A film finish is one that dries/cures with a non-porous layer (film) on top of the wood. The first application or two may penetrate the fibers of the wood and additional applications build on top of those. Some film finishes like acetone based lacquer melt into the previous coats. Others like oil base polyurethane just get stuck to the previous coat.

An oil finish, like BLO (boiled linseed oil), pure Tung oil, and a product like Penofin, penetrate the wood fibers. When continuous applications are applied, the wood gets saturated, and a surface forms by drying/curing. It does not dry like a layer of its composition, like lacquer or varnish. It does not get crispy or chalky.

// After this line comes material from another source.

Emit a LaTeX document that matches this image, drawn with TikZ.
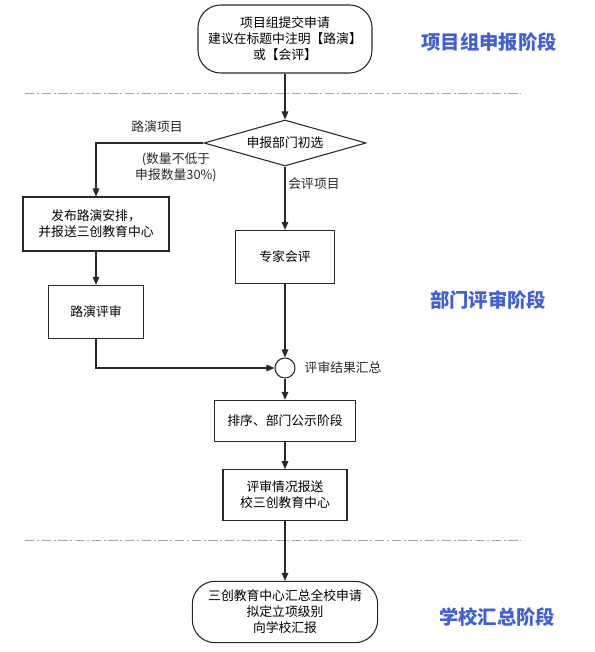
\documentclass[tikz,border=0pt]{standalone}
\usepackage{fontspec}
\setmainfont{Noto Sans CJK SC}
\usetikzlibrary{shapes.geometric,arrows.meta}
\definecolor{stageblue}{RGB}{64,96,216}
\definecolor{inkgray}{RGB}{40,40,40}
\tikzset{
  box/.style={draw=inkgray,line width=0.8pt,align=center,font=\fontsize{9.6pt}{12pt}\selectfont,inner sep=0pt},
  term/.style={box,rounded corners=17pt},
  choice/.style={box,diamond,shape aspect=3.5},
  mergept/.style={draw=inkgray,line width=0.8pt,circle,minimum size=15pt,inner sep=0pt},
  flow/.style={draw=inkgray,line width=0.8pt,-{Triangle[length=6pt,width=5pt]}},
  note/.style={align=center,font=\fontsize{9.6pt}{12pt}\selectfont,text=inkgray},
  stage/.style={font=\fontsize{14.5pt}{16pt}\selectfont\bfseries,text=stageblue},
  sep/.style={draw=gray!70,line width=0.6pt,dash pattern=on 7pt off 2pt on 1.5pt off 2pt}
}
\begin{document}
\begin{tikzpicture}[x=0.75pt,y=-0.75pt]
\useasboundingbox (0,0) rectangle (594,652);

\node[term,minimum width=130.5pt,minimum height=51pt] (apply) at (285,39) {项目组提交申请\\建议在标题中注明【路演】\\或【会评】};
\node[choice,minimum width=121.5pt,minimum height=34.5pt] (screen) at (285,143) {申报部门初选};
\node[box,minimum width=109.5pt,minimum height=40.5pt] (publish) at (96,224) {发布路演安排，\\并报送三创教育中心};
\node[box,minimum width=71pt,minimum height=40pt] (roadshow) at (96,312) {路演评审};
\node[box,minimum width=74pt,minimum height=40pt] (expert) at (285,257) {专家会评};
\node[mergept] (merge) at (285,368) {};
\node[box,minimum width=106pt,minimum height=31pt] (rank) at (285,421) {排序、部门公示阶段};
\node[box,minimum width=93pt,minimum height=38pt] (report) at (285,495) {评审情况报送\\校三创教育中心};
\node[term,minimum width=139pt,minimum height=46pt] (summary) at (285,612) {三创教育中心汇总全校申请\\拟定立项级别\\向学校汇报};

% stage separators
\draw[sep] (25,93) -- (521,93);
\draw[sep] (25,540) -- (521,540);

% labels
\node[note] (roadlbl) at (157,127) {路演项目};
\node[note] (quota) at (176,167) {(数量不低于\\申报数量30\%)};
\node[note] (reviewlbl) at (314,184) {会评项目};
\node[note,anchor=west] (mergelbl) at (300,368) {评审结果汇总};

\node[stage] (s1) at (489,42) {项目组申报阶段};
\node[stage] (s2) at (488,300) {部门评审阶段};
\node[stage] (s3) at (497,617) {学校汇总阶段};

% connectors
\draw[flow] (apply) -- (screen);
\draw[flow] (screen.west) -| (publish.north);
\draw[flow] (screen.south) -- (expert.north);
\draw[flow] (publish) -- (roadshow);
\draw[flow] (roadshow.south) |- (merge.west);
\draw[flow] (expert) -- (merge);
\draw[flow] (merge) -- (rank);
\draw[flow] (rank) -- (report);
\draw[flow] (report) -- (summary);
\end{tikzpicture}
\end{document}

Wood always has some amount of air and moisture. Untreated, it will continually exchange air and moisture depending on its environment. If you encapsulate that wood with a coating that does not permit those natural occurrences, the film will expand and contract, gaseous vapor can develop between the wood and the finish. So, what will happen is the finish will get brittle, chalky, and likely peel away. Refurbishing this finish requires it to be sanded or stripped to the point that it can be re-applied.

Oil finishes, OTOH, don't react to the environment like film finishes. To refurbish an oil finish, may only require a good cleaning and re-application of the oil. You are asking for a finish that offers a hard durable scratch free surface, and one that will survive the environment. One finish will not do both, and still offer easy maintenance. Your closest bet would be a spar varnish, or a spar urethane. But, be prepared for the rigor of maintenance, as any of them will require the labor of a film finish. When they start to fail, it sure is an ugly sight.

You have to decide whether you want to preserve the wood and its look, or have a protective finish.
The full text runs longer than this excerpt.